**Collected data:**
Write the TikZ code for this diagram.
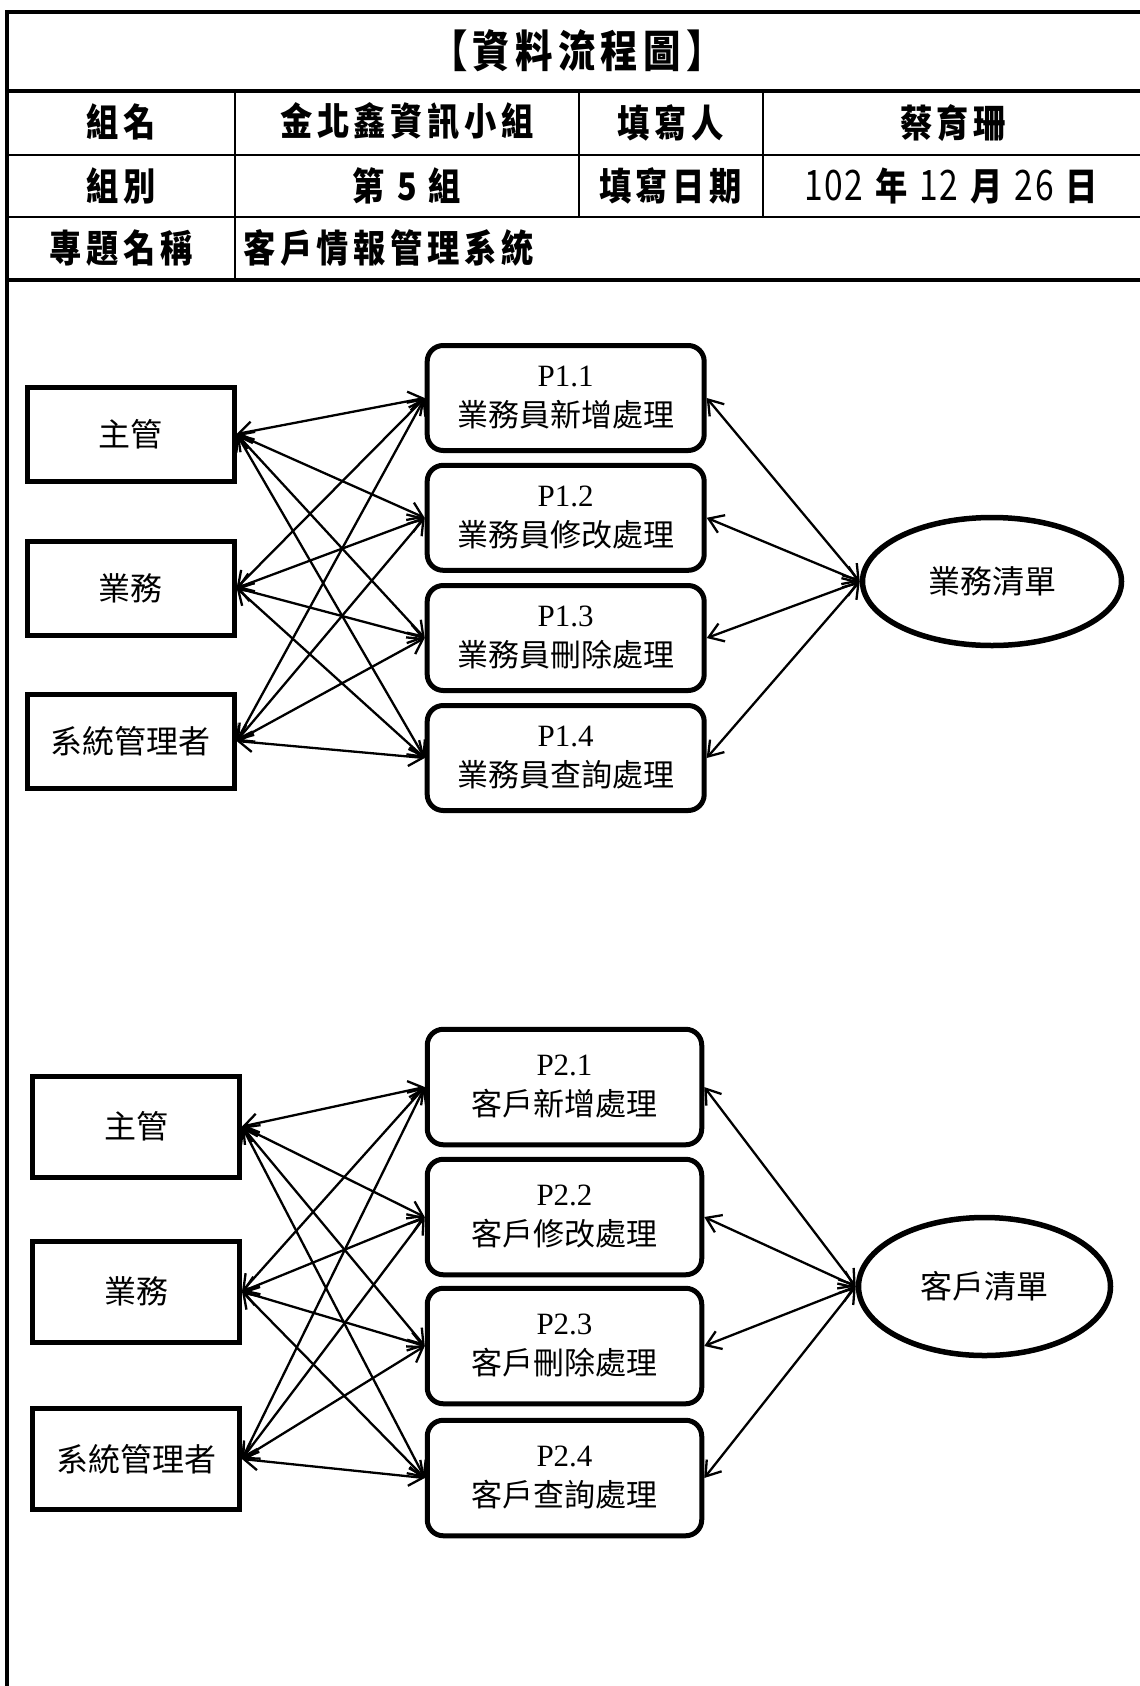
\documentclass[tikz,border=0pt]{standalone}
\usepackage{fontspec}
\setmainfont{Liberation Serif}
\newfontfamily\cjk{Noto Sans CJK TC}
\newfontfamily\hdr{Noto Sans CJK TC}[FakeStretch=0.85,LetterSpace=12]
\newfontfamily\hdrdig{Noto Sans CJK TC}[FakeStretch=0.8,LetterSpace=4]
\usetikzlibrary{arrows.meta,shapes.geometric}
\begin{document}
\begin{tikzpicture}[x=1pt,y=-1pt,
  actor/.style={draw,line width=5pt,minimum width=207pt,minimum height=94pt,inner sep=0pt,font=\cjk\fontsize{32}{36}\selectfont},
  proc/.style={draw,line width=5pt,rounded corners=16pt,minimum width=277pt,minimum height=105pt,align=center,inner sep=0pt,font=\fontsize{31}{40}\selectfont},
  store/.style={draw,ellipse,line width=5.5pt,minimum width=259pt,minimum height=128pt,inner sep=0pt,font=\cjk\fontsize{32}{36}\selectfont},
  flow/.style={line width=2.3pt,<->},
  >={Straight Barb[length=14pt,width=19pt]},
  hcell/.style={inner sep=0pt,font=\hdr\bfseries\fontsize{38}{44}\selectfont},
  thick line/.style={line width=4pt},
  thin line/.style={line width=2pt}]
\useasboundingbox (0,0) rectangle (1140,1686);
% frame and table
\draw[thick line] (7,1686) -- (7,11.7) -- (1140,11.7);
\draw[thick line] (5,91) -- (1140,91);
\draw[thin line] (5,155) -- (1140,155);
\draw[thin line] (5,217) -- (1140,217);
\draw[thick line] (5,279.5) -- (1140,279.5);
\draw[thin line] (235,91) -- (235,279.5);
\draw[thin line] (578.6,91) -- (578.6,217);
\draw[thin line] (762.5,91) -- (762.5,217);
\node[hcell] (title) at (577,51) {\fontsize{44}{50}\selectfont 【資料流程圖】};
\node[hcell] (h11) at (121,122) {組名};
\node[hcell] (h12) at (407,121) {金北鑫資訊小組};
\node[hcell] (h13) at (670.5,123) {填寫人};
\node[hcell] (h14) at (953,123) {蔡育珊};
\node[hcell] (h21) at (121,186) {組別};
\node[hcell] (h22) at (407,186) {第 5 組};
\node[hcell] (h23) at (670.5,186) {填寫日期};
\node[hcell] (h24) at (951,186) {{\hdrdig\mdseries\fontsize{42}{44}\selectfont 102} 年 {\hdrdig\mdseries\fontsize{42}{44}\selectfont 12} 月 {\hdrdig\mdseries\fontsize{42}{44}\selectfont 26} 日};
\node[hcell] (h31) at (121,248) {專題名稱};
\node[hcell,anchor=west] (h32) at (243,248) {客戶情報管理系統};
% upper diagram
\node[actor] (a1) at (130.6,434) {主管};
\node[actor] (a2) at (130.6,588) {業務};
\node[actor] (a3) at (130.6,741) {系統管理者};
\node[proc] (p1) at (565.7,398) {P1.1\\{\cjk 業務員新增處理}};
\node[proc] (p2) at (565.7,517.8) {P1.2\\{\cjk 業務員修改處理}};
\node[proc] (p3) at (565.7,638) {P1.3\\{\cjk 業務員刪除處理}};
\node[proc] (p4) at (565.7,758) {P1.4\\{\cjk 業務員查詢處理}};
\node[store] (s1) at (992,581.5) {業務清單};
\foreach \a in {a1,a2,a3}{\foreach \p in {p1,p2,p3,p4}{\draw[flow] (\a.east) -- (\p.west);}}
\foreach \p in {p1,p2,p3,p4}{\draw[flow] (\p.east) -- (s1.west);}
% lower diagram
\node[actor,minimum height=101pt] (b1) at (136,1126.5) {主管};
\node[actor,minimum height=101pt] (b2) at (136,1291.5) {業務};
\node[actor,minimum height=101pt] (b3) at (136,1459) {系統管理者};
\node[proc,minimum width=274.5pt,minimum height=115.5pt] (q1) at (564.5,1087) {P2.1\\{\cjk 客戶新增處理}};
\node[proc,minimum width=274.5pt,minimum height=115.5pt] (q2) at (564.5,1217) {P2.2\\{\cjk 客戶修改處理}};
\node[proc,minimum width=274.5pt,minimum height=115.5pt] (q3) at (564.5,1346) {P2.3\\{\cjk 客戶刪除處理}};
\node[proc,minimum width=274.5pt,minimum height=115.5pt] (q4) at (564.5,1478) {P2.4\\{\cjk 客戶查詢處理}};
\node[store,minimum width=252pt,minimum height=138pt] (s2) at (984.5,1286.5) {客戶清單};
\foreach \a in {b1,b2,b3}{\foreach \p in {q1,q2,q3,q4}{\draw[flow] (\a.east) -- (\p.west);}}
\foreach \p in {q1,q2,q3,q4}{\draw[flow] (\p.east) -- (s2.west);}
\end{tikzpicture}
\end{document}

**To be done:**
Transcribe the listing in full and omit the pictures.

**The output:**
Write the TikZ code for this diagram.
\documentclass[tikz,border=0pt]{standalone}
\usepackage{fontspec}
\setmainfont{Liberation Serif}
\newfontfamily\cjk{Noto Sans CJK TC}
\newfontfamily\hdr{Noto Sans CJK TC}[FakeStretch=0.85,LetterSpace=12]
\newfontfamily\hdrdig{Noto Sans CJK TC}[FakeStretch=0.8,LetterSpace=4]
\usetikzlibrary{arrows.meta,shapes.geometric}
\begin{document}
\begin{tikzpicture}[x=1pt,y=-1pt,
  actor/.style={draw,line width=5pt,minimum width=207pt,minimum height=94pt,inner sep=0pt,font=\cjk\fontsize{32}{36}\selectfont},
  proc/.style={draw,line width=5pt,rounded corners=16pt,minimum width=277pt,minimum height=105pt,align=center,inner sep=0pt,font=\fontsize{31}{40}\selectfont},
  store/.style={draw,ellipse,line width=5.5pt,minimum width=259pt,minimum height=128pt,inner sep=0pt,font=\cjk\fontsize{32}{36}\selectfont},
  flow/.style={line width=2.3pt,<->},
  >={Straight Barb[length=14pt,width=19pt]},
  hcell/.style={inner sep=0pt,font=\hdr\bfseries\fontsize{38}{44}\selectfont},
  thick line/.style={line width=4pt},
  thin line/.style={line width=2pt}]
\useasboundingbox (0,0) rectangle (1140,1686);
% frame and table
\draw[thick line] (7,1686) -- (7,11.7) -- (1140,11.7);
\draw[thick line] (5,91) -- (1140,91);
\draw[thin line] (5,155) -- (1140,155);
\draw[thin line] (5,217) -- (1140,217);
\draw[thick line] (5,279.5) -- (1140,279.5);
\draw[thin line] (235,91) -- (235,279.5);
\draw[thin line] (578.6,91) -- (578.6,217);
\draw[thin line] (762.5,91) -- (762.5,217);
\node[hcell] (title) at (577,51) {\fontsize{44}{50}\selectfont 【資料流程圖】};
\node[hcell] (h11) at (121,122) {組名};
\node[hcell] (h12) at (407,121) {金北鑫資訊小組};
\node[hcell] (h13) at (670.5,123) {填寫人};
\node[hcell] (h14) at (953,123) {蔡育珊};
\node[hcell] (h21) at (121,186) {組別};
\node[hcell] (h22) at (407,186) {第 5 組};
\node[hcell] (h23) at (670.5,186) {填寫日期};
\node[hcell] (h24) at (951,186) {{\hdrdig\mdseries\fontsize{42}{44}\selectfont 102} 年 {\hdrdig\mdseries\fontsize{42}{44}\selectfont 12} 月 {\hdrdig\mdseries\fontsize{42}{44}\selectfont 26} 日};
\node[hcell] (h31) at (121,248) {專題名稱};
\node[hcell,anchor=west] (h32) at (243,248) {客戶情報管理系統};
% upper diagram
\node[actor] (a1) at (130.6,434) {主管};
\node[actor] (a2) at (130.6,588) {業務};
\node[actor] (a3) at (130.6,741) {系統管理者};
\node[proc] (p1) at (565.7,398) {P1.1\\{\cjk 業務員新增處理}};
\node[proc] (p2) at (565.7,517.8) {P1.2\\{\cjk 業務員修改處理}};
\node[proc] (p3) at (565.7,638) {P1.3\\{\cjk 業務員刪除處理}};
\node[proc] (p4) at (565.7,758) {P1.4\\{\cjk 業務員查詢處理}};
\node[store] (s1) at (992,581.5) {業務清單};
\foreach \a in {a1,a2,a3}{\foreach \p in {p1,p2,p3,p4}{\draw[flow] (\a.east) -- (\p.west);}}
\foreach \p in {p1,p2,p3,p4}{\draw[flow] (\p.east) -- (s1.west);}
% lower diagram
\node[actor,minimum height=101pt] (b1) at (136,1126.5) {主管};
\node[actor,minimum height=101pt] (b2) at (136,1291.5) {業務};
\node[actor,minimum height=101pt] (b3) at (136,1459) {系統管理者};
\node[proc,minimum width=274.5pt,minimum height=115.5pt] (q1) at (564.5,1087) {P2.1\\{\cjk 客戶新增處理}};
\node[proc,minimum width=274.5pt,minimum height=115.5pt] (q2) at (564.5,1217) {P2.2\\{\cjk 客戶修改處理}};
\node[proc,minimum width=274.5pt,minimum height=115.5pt] (q3) at (564.5,1346) {P2.3\\{\cjk 客戶刪除處理}};
\node[proc,minimum width=274.5pt,minimum height=115.5pt] (q4) at (564.5,1478) {P2.4\\{\cjk 客戶查詢處理}};
\node[store,minimum width=252pt,minimum height=138pt] (s2) at (984.5,1286.5) {客戶清單};
\foreach \a in {b1,b2,b3}{\foreach \p in {q1,q2,q3,q4}{\draw[flow] (\a.east) -- (\p.west);}}
\foreach \p in {q1,q2,q3,q4}{\draw[flow] (\p.east) -- (s2.west);}
\end{tikzpicture}
\end{document}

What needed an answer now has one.